### Your goal
Pictures stay out of this copy, which runs from the first line of the material through the line containing "const seriesNames = ['Layer-1(Top".

### Stored data
------------------------------------------------------------------------

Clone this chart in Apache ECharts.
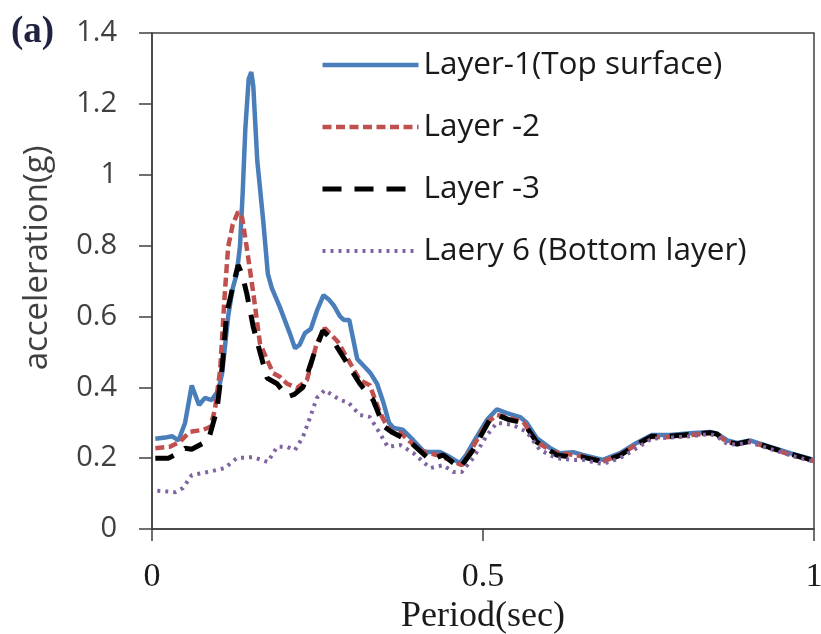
<!DOCTYPE html>
<html>
<head>
<meta charset="utf-8">
<script src="https://cdn.jsdelivr.net/npm/echarts@6/dist/echarts.min.js"></script>
<style>
  html, body { margin: 0; padding: 0; background: #fff; }
  #chart { width: 821px; height: 634px; }
</style>
</head>
<body>
<div id="chart"></div>
<script>
// Response spectra: spectral acceleration (g) against period (sec) for four soil layers
const seriesNames = ['Layer-1(Top surface)', 'Layer -2', 'Layer -3', 'Laery 6 (Bottom layer)'];

const periodL1 = [0.005, 0.02, 0.03, 0.04, 0.05, 0.06, 0.071, 0.08, 0.09, 0.1, 0.106, 0.115, 0.122, 0.128, 0.133, 0.137, 0.141, 0.146, 0.15, 0.153, 0.159, 0.168, 0.175, 0.181, 0.193, 0.208, 0.216, 0.223, 0.231, 0.24, 0.25, 0.259, 0.267, 0.275, 0.284, 0.29, 0.298, 0.31, 0.32, 0.33, 0.34, 0.349, 0.358, 0.365, 0.379, 0.395, 0.41, 0.417, 0.435, 0.45, 0.465, 0.475, 0.485, 0.506, 0.521, 0.536, 0.556, 0.566, 0.581, 0.601, 0.616, 0.636, 0.651, 0.681, 0.707, 0.732, 0.755, 0.782, 0.813, 0.843, 0.853, 0.869, 0.884, 0.903, 0.934, 0.964, 1.0];
const accL1 = [0.255, 0.258, 0.262, 0.25, 0.30, 0.405, 0.35, 0.37, 0.364, 0.39, 0.44, 0.6, 0.68, 0.72, 0.8, 0.95, 1.13, 1.27, 1.29, 1.25, 1.04, 0.87, 0.72, 0.68, 0.627, 0.553, 0.51, 0.52, 0.553, 0.565, 0.62, 0.66, 0.648, 0.63, 0.6, 0.59, 0.59, 0.48, 0.46, 0.44, 0.41, 0.36, 0.3, 0.285, 0.28, 0.25, 0.22, 0.217, 0.217, 0.203, 0.186, 0.21, 0.243, 0.308, 0.338, 0.327, 0.316, 0.3, 0.257, 0.229, 0.214, 0.217, 0.209, 0.195, 0.214, 0.243, 0.265, 0.265, 0.27, 0.274, 0.27, 0.25, 0.243, 0.25, 0.232, 0.214, 0.195];

const periodL2 = [0.005, 0.027, 0.042, 0.057, 0.077, 0.088, 0.095, 0.103, 0.11, 0.115, 0.122, 0.13, 0.136, 0.143, 0.153, 0.163, 0.174, 0.183, 0.193, 0.204, 0.219, 0.234, 0.249, 0.261, 0.281, 0.294, 0.314, 0.329, 0.344, 0.355, 0.364, 0.375, 0.39, 0.41, 0.43, 0.45, 0.468, 0.485, 0.506, 0.521, 0.536, 0.561, 0.581, 0.606, 0.636, 0.651, 0.681, 0.707, 0.732, 0.755, 0.782, 0.813, 0.843, 0.853, 0.869, 0.884, 0.903, 0.934, 0.964, 1.0];
const accL2 = [0.228, 0.232, 0.246, 0.274, 0.28, 0.288, 0.336, 0.45, 0.666, 0.796, 0.86, 0.895, 0.88, 0.796, 0.666, 0.525, 0.477, 0.44, 0.43, 0.41, 0.398, 0.42, 0.525, 0.567, 0.528, 0.485, 0.42, 0.406, 0.33, 0.29, 0.272, 0.272, 0.246, 0.217, 0.209, 0.195, 0.18, 0.232, 0.3, 0.322, 0.316, 0.302, 0.246, 0.217, 0.209, 0.205, 0.19, 0.21, 0.238, 0.26, 0.26, 0.265, 0.27, 0.266, 0.246, 0.24, 0.247, 0.228, 0.21, 0.192];

const periodL3 = [0.005, 0.025, 0.04, 0.05, 0.06, 0.075, 0.085, 0.098, 0.106, 0.113, 0.122, 0.13, 0.136, 0.143, 0.153, 0.163, 0.174, 0.189, 0.205, 0.215, 0.228, 0.243, 0.258, 0.273, 0.289, 0.314, 0.334, 0.35, 0.362, 0.39, 0.42, 0.44, 0.465, 0.485, 0.51, 0.521, 0.54, 0.561, 0.581, 0.611, 0.636, 0.651, 0.681, 0.707, 0.732, 0.755, 0.782, 0.813, 0.843, 0.853, 0.869, 0.884, 0.903, 0.934, 0.964, 1.0];
const accL3 = [0.2, 0.2, 0.215, 0.228, 0.225, 0.24, 0.25, 0.336, 0.457, 0.61, 0.683, 0.745, 0.72, 0.666, 0.57, 0.5, 0.426, 0.41, 0.373, 0.38, 0.4, 0.485, 0.56, 0.533, 0.485, 0.41, 0.364, 0.29, 0.274, 0.246, 0.195, 0.209, 0.172, 0.223, 0.308, 0.322, 0.308, 0.3, 0.246, 0.209, 0.203, 0.203, 0.19, 0.208, 0.238, 0.262, 0.262, 0.267, 0.272, 0.268, 0.246, 0.24, 0.248, 0.23, 0.212, 0.193];

const periodL6 = [0.008, 0.035, 0.047, 0.06, 0.085, 0.11, 0.128, 0.153, 0.175, 0.189, 0.204, 0.216, 0.228, 0.239, 0.249, 0.261, 0.284, 0.296, 0.314, 0.329, 0.344, 0.356, 0.375, 0.395, 0.42, 0.44, 0.455, 0.468, 0.485, 0.506, 0.521, 0.545, 0.566, 0.586, 0.611, 0.636, 0.651, 0.681, 0.707, 0.732, 0.755, 0.782, 0.813, 0.843, 0.853, 0.869, 0.884, 0.903, 0.934, 0.964, 1.0];
const accL6 = [0.108, 0.104, 0.116, 0.152, 0.161, 0.172, 0.2, 0.203, 0.189, 0.232, 0.232, 0.223, 0.26, 0.316, 0.37, 0.392, 0.364, 0.358, 0.322, 0.316, 0.271, 0.232, 0.237, 0.214, 0.172, 0.18, 0.161, 0.161, 0.2, 0.265, 0.3, 0.294, 0.274, 0.223, 0.2, 0.195, 0.195, 0.183, 0.2, 0.228, 0.255, 0.258, 0.262, 0.268, 0.262, 0.24, 0.238, 0.245, 0.226, 0.208, 0.19];

const yTicks = [0, 0.2, 0.4, 0.6, 0.8, 1, 1.2, 1.4];
const xTicks = [0, 0.5, 1];

function pairs(xs, ys) {
  return xs.map(function (x, i) { return [x, ys[i]]; });
}

const lineStyles = [
  { color: '#4A7EBB', width: 4.5, type: 'solid' },
  { color: '#C0504D', width: 4.5, type: [9, 4.5] },
  { color: '#000000', width: 5, type: [19, 13] },
  { color: '#8064A2', width: 4, type: [3, 5] }
];
const seriesData = [pairs(periodL1, accL1), pairs(periodL2, accL2), pairs(periodL3, accL3), pairs(periodL6, accL6)];

const chart = echarts.init(document.getElementById('chart'), null, { renderer: 'canvas' });

chart.setOption({
  animation: false,
  backgroundColor: '#ffffff',
  grid: {
    left: 152, right: 7, top: 33, bottom: 105,
    show: true, borderColor: '#404040', borderWidth: 1.5,
    outerBoundsMode: 'none'
  },
  legend: {
    orient: 'vertical',
    left: 315,
    top: 43,
    itemWidth: 96,
    itemHeight: 14,
    itemGap: 28,
    data: seriesNames,
    itemStyle: { opacity: 0, borderWidth: 0 },
    lineStyle: { width: 'inherit' },
    textStyle: { fontFamily: 'Open Sans', fontSize: 31.5, color: '#1a1a1a', lineHeight: 34 }
  },
  xAxis: {
    type: 'value',
    min: xTicks[0],
    max: xTicks[xTicks.length - 1],
    interval: xTicks[1] - xTicks[0],
    name: 'Period(sec)',
    nameLocation: 'middle',
    nameGap: 60,
    nameTextStyle: { fontFamily: 'Liberation Serif', fontSize: 36, color: '#1a1a1a' },
    axisLine: { lineStyle: { color: '#404040', width: 1.5 } },
    axisTick: { show: true, inside: false, length: 12, lineStyle: { color: '#404040', width: 1.5 } },
    axisLabel: { fontFamily: 'Liberation Serif', fontSize: 34, color: '#1a1a1a', margin: 31 },
    splitLine: { show: false }
  },
  yAxis: {
    type: 'value',
    min: yTicks[0],
    max: yTicks[yTicks.length - 1],
    interval: yTicks[1] - yTicks[0],
    axisLine: { show: true, lineStyle: { color: '#404040', width: 1.5 } },
    axisTick: { show: true, inside: false, length: 13, lineStyle: { color: '#404040', width: 1.5 } },
    axisLabel: { fontFamily: 'Open Sans', fontSize: 29, color: '#404040', margin: 35 },
    splitLine: { show: false }
  },
  graphic: [
    {
      type: 'text',
      left: 11, top: 14,
      style: { text: '(a)', fontFamily: 'Liberation Serif', fontWeight: 'bold', fontSize: 37, fill: '#1f2340' }
    },
    {
      type: 'text',
      x: 38, y: 258,
      rotation: Math.PI / 2,
      style: {
        text: 'acceleration(g)', fontFamily: 'Open Sans', fontSize: 33, fill: '#404040',
        align: 'center', verticalAlign: 'middle'
      }
    }
  ],
  series: seriesNames.map(function (name, i) {
    return {
      name: name,
      type: 'line',
      data: seriesData[i],
      symbol: 'none',
      smooth: false,
      lineStyle: lineStyles[i],
      itemStyle: { color: lineStyles[i].color },
      z: 2 + i
    };
  })
});
</script>
</body>
</html>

------------------------------------------------------------------------

### Output below
Clone this chart in Apache ECharts.
<!DOCTYPE html>
<html>
<head>
<meta charset="utf-8">
<script src="https://cdn.jsdelivr.net/npm/echarts@6/dist/echarts.min.js"></script>
<style>
  html, body { margin: 0; padding: 0; background: #fff; }
  #chart { width: 821px; height: 634px; }
</style>
</head>
<body>
<div id="chart"></div>
<script>
// Response spectra: spectral acceleration (g) against period (sec) for four soil layers
const seriesNames = ['Layer-1(Top surface)', 'Layer -2', 'Layer -3', 'Laery 6 (Bottom layer)'];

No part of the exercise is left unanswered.